_Exercise task_:
Restate each of the lines below word for word and drop every picture.

_Material_:
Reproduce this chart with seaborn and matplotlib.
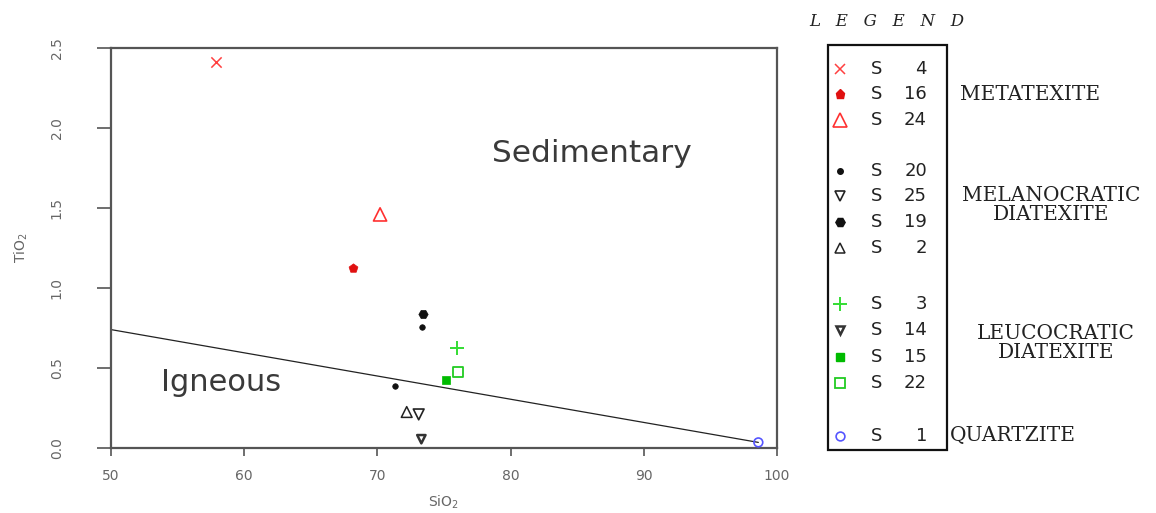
import matplotlib
matplotlib.use("Agg")
import matplotlib.pyplot as plt
import matplotlib.patches as mpatches
import numpy as np
import pandas as pd
import seaborn as sns

# ---- data -------------------------------------------------------------
point_sample = ["S4", "S16", "S24", "S20", "S20", "S25", "S19", "S2",
                "S3", "S14", "S15", "S22", "S1"]
sio2 = [57.9, 68.2, 70.2, 73.35, 71.3, 73.1, 73.4, 72.2,
        76.0, 73.3, 75.15, 76.05, 98.6]
tio2 = [2.41, 1.125, 1.46, 0.756, 0.39, 0.21, 0.84, 0.225,
        0.625, 0.055, 0.425, 0.475, 0.035]

# legend order and grouping
legend_samples = ["S4", "S16", "S24", "S20", "S25", "S19", "S2",
                  "S3", "S14", "S15", "S22", "S1"]
legend_numbers = ["4", "16", "24", "20", "25", "19", "2",
                  "3", "14", "15", "22", "1"]
group_names = ["METATEXITE", "MELANOCRATIC\nDIATEXITE",
               "LEUCOCRATIC\nDIATEXITE", "QUARTZITE"]

# igneous / sedimentary discriminant line
line_sio2 = [50.0, 98.6]
line_tio2 = [0.74, 0.035]

x_ticks = [50, 60, 70, 80, 90, 100]
y_ticks = [0.0, 0.5, 1.0, 1.5, 2.0, 2.5]

# ---- marker styles ----------------------------------------------------
styles = {
    "S4":  dict(marker="x", color="#ff4040", size=55, fill=False, lw=1.1),
    "S16": dict(marker="p", color="#e01010", size=45, fill=True, lw=0.5),
    "S24": dict(marker="^", color="#ff3030", size=90, fill=False, lw=1.2),
    "S20": dict(marker="o", color="#111111", size=16, fill=True, lw=0.5),
    "S25": dict(marker="v", color="#222222", size=60, fill=False, lw=1.2),
    "S19": dict(marker="H", color="#111111", size=45, fill=True, lw=0.5),
    "S2":  dict(marker="^", color="#222222", size=60, fill=False, lw=1.1),
    "S3":  dict(marker="+", color="#33dd33", size=90, fill=False, lw=1.4),
    "S14": dict(marker="v", color="#333333", size=36, fill=False, lw=1.8),
    "S15": dict(marker="s", color="#00bb00", size=40, fill=True, lw=0.5),
    "S22": dict(marker="s", color="#22cc22", size=55, fill=False, lw=1.3),
    "S1":  dict(marker="o", color="#5555ff", size=40, fill=False, lw=1.2),
}

df = pd.DataFrame({"sample": point_sample, "SiO2": sio2, "TiO2": tio2})

sns.set_theme(style="white")
plt.rcParams["font.family"] = ["DejaVu Sans"]

W, H = 1156, 513
fig = plt.figure(figsize=(W / 100, H / 100), dpi=100)
ax = fig.add_axes([111 / W, 1 - 448 / H, 666 / W, 400 / H])

axis_col = "#555555"
text_col = "#666666"

# discriminant line
sns.lineplot(x=line_sio2, y=line_tio2, ax=ax, color="#222222", lw=0.9,
             zorder=2)

# sample points
for name, sub in df.groupby("sample", sort=False):
    st = styles[name]
    kw = dict(marker=st["marker"], s=st["size"], linewidth=st["lw"], zorder=3)
    if st["fill"]:
        kw.update(color=st["color"], edgecolor=st["color"])
    elif st["marker"] in ("x", "+"):
        kw.update(color=st["color"])
    else:
        kw.update(facecolor="none", edgecolor=st["color"])
    sns.scatterplot(data=sub, x="SiO2", y="TiO2", ax=ax, legend=False, **kw)

ax.set_xlim(50, 100)
ax.set_ylim(0, 2.5)
ax.set_xticks(x_ticks)
ax.set_yticks(y_ticks)
ax.set_xticklabels([str(v) for v in x_ticks])
ax.set_yticklabels([f"{v:.1f}" for v in y_ticks])

for sp in ax.spines.values():
    sp.set_visible(True)
    sp.set_color(axis_col)
    sp.set_linewidth(1.6)

ax.tick_params(axis="x", direction="out", length=6, width=1.2,
               color=axis_col, labelcolor=text_col, labelsize=10, pad=9,
               bottom=True)
ax.tick_params(axis="y", direction="out", length=10, width=1.2,
               color=axis_col, labelcolor=text_col, labelsize=10, pad=24,
               left=True, labelrotation=90)
for lab in ax.get_yticklabels():
    lab.set_va("center")

ax.set_xlabel("SiO$_2$", color=text_col, fontsize=10)
ax.set_ylabel("TiO$_2$", color=text_col, fontsize=10)
ax.xaxis.set_label_coords((443 - 111) / 666, -(494 - 448) / 400)
ax.yaxis.set_label_coords((30 - 111) / 666, 0.5)

ax.text(86.1, 1.84, "Sedimentary", fontsize=22.5, color="#3a3a3a",
        ha="center", va="center")
ax.text(58.3, 0.41, "Igneous", fontsize=22, color="#3a3a3a",
        ha="center", va="center")

# ---- hand-built legend panel (pixel coordinates) ----------------------
lg = fig.add_axes([0, 0, 1, 1])
lg.set_xlim(0, W)
lg.set_ylim(H, 0)
lg.axis("off")

lg.text(887, 22, "L   E   G   E   N   D", fontsize=12, style="italic",
        family="DejaVu Serif", color="#222222", ha="center", va="center")
lg.add_patch(mpatches.Rectangle((828, 45), 119, 405, fill=False,
                                edgecolor="#111111", lw=1.6))

row_y = [69, 94, 120, 171, 196, 222, 248, 304, 330, 357, 383, 436]
for name, num, yy in zip(legend_samples, legend_numbers, row_y):
    st = styles[name]
    ms = np.sqrt(st["size"])
    if st["fill"]:
        lg.plot([840], [yy], marker=st["marker"], ms=ms, color=st["color"],
                mec=st["color"], ls="none")
    elif st["marker"] in ("x", "+"):
        lg.plot([840], [yy], marker=st["marker"], ms=ms, color=st["color"],
                mew=st["lw"], ls="none")
    else:
        lg.plot([840], [yy], marker=st["marker"], ms=ms, mfc="none",
                mec=st["color"], mew=st["lw"], ls="none")
    lg.text(871, yy, "S", fontsize=13, color="#222222", ha="left",
            va="center")
    lg.text(927, yy, num, fontsize=13, color="#222222", ha="right",
            va="center")

serif = dict(family="DejaVu Serif", fontsize=14.5, color="#222222",
             va="center", linespacing=1.05)
lg.text(960, 94, group_names[0], ha="left", **serif)
lg.text(1051, 205, group_names[1], ha="center", multialignment="center",
        **serif)
lg.text(1056, 343, group_names[2], ha="center", multialignment="center",
        **serif)
lg.text(950, 436, group_names[3], ha="left", **serif)

fig.savefig("out.png", dpi=100, facecolor="white")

_Expected answer_:
Reproduce this chart with seaborn and matplotlib.
import matplotlib
matplotlib.use("Agg")
import matplotlib.pyplot as plt
import matplotlib.patches as mpatches
import numpy as np
import pandas as pd
import seaborn as sns

# ---- data -------------------------------------------------------------
point_sample = ["S4", "S16", "S24", "S20", "S20", "S25", "S19", "S2",
                "S3", "S14", "S15", "S22", "S1"]
sio2 = [57.9, 68.2, 70.2, 73.35, 71.3, 73.1, 73.4, 72.2,
        76.0, 73.3, 75.15, 76.05, 98.6]
tio2 = [2.41, 1.125, 1.46, 0.756, 0.39, 0.21, 0.84, 0.225,
        0.625, 0.055, 0.425, 0.475, 0.035]

# legend order and grouping
legend_samples = ["S4", "S16", "S24", "S20", "S25", "S19", "S2",
                  "S3", "S14", "S15", "S22", "S1"]
legend_numbers = ["4", "16", "24", "20", "25", "19", "2",
                  "3", "14", "15", "22", "1"]
group_names = ["METATEXITE", "MELANOCRATIC\nDIATEXITE",
               "LEUCOCRATIC\nDIATEXITE", "QUARTZITE"]

# igneous / sedimentary discriminant line
line_sio2 = [50.0, 98.6]
line_tio2 = [0.74, 0.035]

x_ticks = [50, 60, 70, 80, 90, 100]
y_ticks = [0.0, 0.5, 1.0, 1.5, 2.0, 2.5]

# ---- marker styles ----------------------------------------------------
styles = {
    "S4":  dict(marker="x", color="#ff4040", size=55, fill=False, lw=1.1),
    "S16": dict(marker="p", color="#e01010", size=45, fill=True, lw=0.5),
    "S24": dict(marker="^", color="#ff3030", size=90, fill=False, lw=1.2),
    "S20": dict(marker="o", color="#111111", size=16, fill=True, lw=0.5),
    "S25": dict(marker="v", color="#222222", size=60, fill=False, lw=1.2),
    "S19": dict(marker="H", color="#111111", size=45, fill=True, lw=0.5),
    "S2":  dict(marker="^", color="#222222", size=60, fill=False, lw=1.1),
    "S3":  dict(marker="+", color="#33dd33", size=90, fill=False, lw=1.4),
    "S14": dict(marker="v", color="#333333", size=36, fill=False, lw=1.8),
    "S15": dict(marker="s", color="#00bb00", size=40, fill=True, lw=0.5),
    "S22": dict(marker="s", color="#22cc22", size=55, fill=False, lw=1.3),
    "S1":  dict(marker="o", color="#5555ff", size=40, fill=False, lw=1.2),
}

df = pd.DataFrame({"sample": point_sample, "SiO2": sio2, "TiO2": tio2})

sns.set_theme(style="white")
plt.rcParams["font.family"] = ["DejaVu Sans"]

W, H = 1156, 513
fig = plt.figure(figsize=(W / 100, H / 100), dpi=100)
ax = fig.add_axes([111 / W, 1 - 448 / H, 666 / W, 400 / H])

axis_col = "#555555"
text_col = "#666666"

# discriminant line
sns.lineplot(x=line_sio2, y=line_tio2, ax=ax, color="#222222", lw=0.9,
             zorder=2)

# sample points
for name, sub in df.groupby("sample", sort=False):
    st = styles[name]
    kw = dict(marker=st["marker"], s=st["size"], linewidth=st["lw"], zorder=3)
    if st["fill"]:
        kw.update(color=st["color"], edgecolor=st["color"])
    elif st["marker"] in ("x", "+"):
        kw.update(color=st["color"])
    else:
        kw.update(facecolor="none", edgecolor=st["color"])
    sns.scatterplot(data=sub, x="SiO2", y="TiO2", ax=ax, legend=False, **kw)

ax.set_xlim(50, 100)
ax.set_ylim(0, 2.5)
ax.set_xticks(x_ticks)
ax.set_yticks(y_ticks)
ax.set_xticklabels([str(v) for v in x_ticks])
ax.set_yticklabels([f"{v:.1f}" for v in y_ticks])

for sp in ax.spines.values():
    sp.set_visible(True)
    sp.set_color(axis_col)
    sp.set_linewidth(1.6)

ax.tick_params(axis="x", direction="out", length=6, width=1.2,
               color=axis_col, labelcolor=text_col, labelsize=10, pad=9,
               bottom=True)
ax.tick_params(axis="y", direction="out", length=10, width=1.2,
               color=axis_col, labelcolor=text_col, labelsize=10, pad=24,
               left=True, labelrotation=90)
for lab in ax.get_yticklabels():
    lab.set_va("center")

ax.set_xlabel("SiO$_2$", color=text_col, fontsize=10)
ax.set_ylabel("TiO$_2$", color=text_col, fontsize=10)
ax.xaxis.set_label_coords((443 - 111) / 666, -(494 - 448) / 400)
ax.yaxis.set_label_coords((30 - 111) / 666, 0.5)

ax.text(86.1, 1.84, "Sedimentary", fontsize=22.5, color="#3a3a3a",
        ha="center", va="center")
ax.text(58.3, 0.41, "Igneous", fontsize=22, color="#3a3a3a",
        ha="center", va="center")

# ---- hand-built legend panel (pixel coordinates) ----------------------
lg = fig.add_axes([0, 0, 1, 1])
lg.set_xlim(0, W)
lg.set_ylim(H, 0)
lg.axis("off")

lg.text(887, 22, "L   E   G   E   N   D", fontsize=12, style="italic",
        family="DejaVu Serif", color="#222222", ha="center", va="center")
lg.add_patch(mpatches.Rectangle((828, 45), 119, 405, fill=False,
                                edgecolor="#111111", lw=1.6))

row_y = [69, 94, 120, 171, 196, 222, 248, 304, 330, 357, 383, 436]
for name, num, yy in zip(legend_samples, legend_numbers, row_y):
    st = styles[name]
    ms = np.sqrt(st["size"])
    if st["fill"]:
        lg.plot([840], [yy], marker=st["marker"], ms=ms, color=st["color"],
                mec=st["color"], ls="none")
    elif st["marker"] in ("x", "+"):
        lg.plot([840], [yy], marker=st["marker"], ms=ms, color=st["color"],
                mew=st["lw"], ls="none")
    else:
        lg.plot([840], [yy], marker=st["marker"], ms=ms, mfc="none",
                mec=st["color"], mew=st["lw"], ls="none")
    lg.text(871, yy, "S", fontsize=13, color="#222222", ha="left",
            va="center")
    lg.text(927, yy, num, fontsize=13, color="#222222", ha="right",
            va="center")

serif = dict(family="DejaVu Serif", fontsize=14.5, color="#222222",
             va="center", linespacing=1.05)
lg.text(960, 94, group_names[0], ha="left", **serif)
lg.text(1051, 205, group_names[1], ha="center", multialignment="center",
        **serif)
lg.text(1056, 343, group_names[2], ha="center", multialignment="center",
        **serif)
lg.text(950, 436, group_names[3], ha="left", **serif)

fig.savefig("out.png", dpi=100, facecolor="white")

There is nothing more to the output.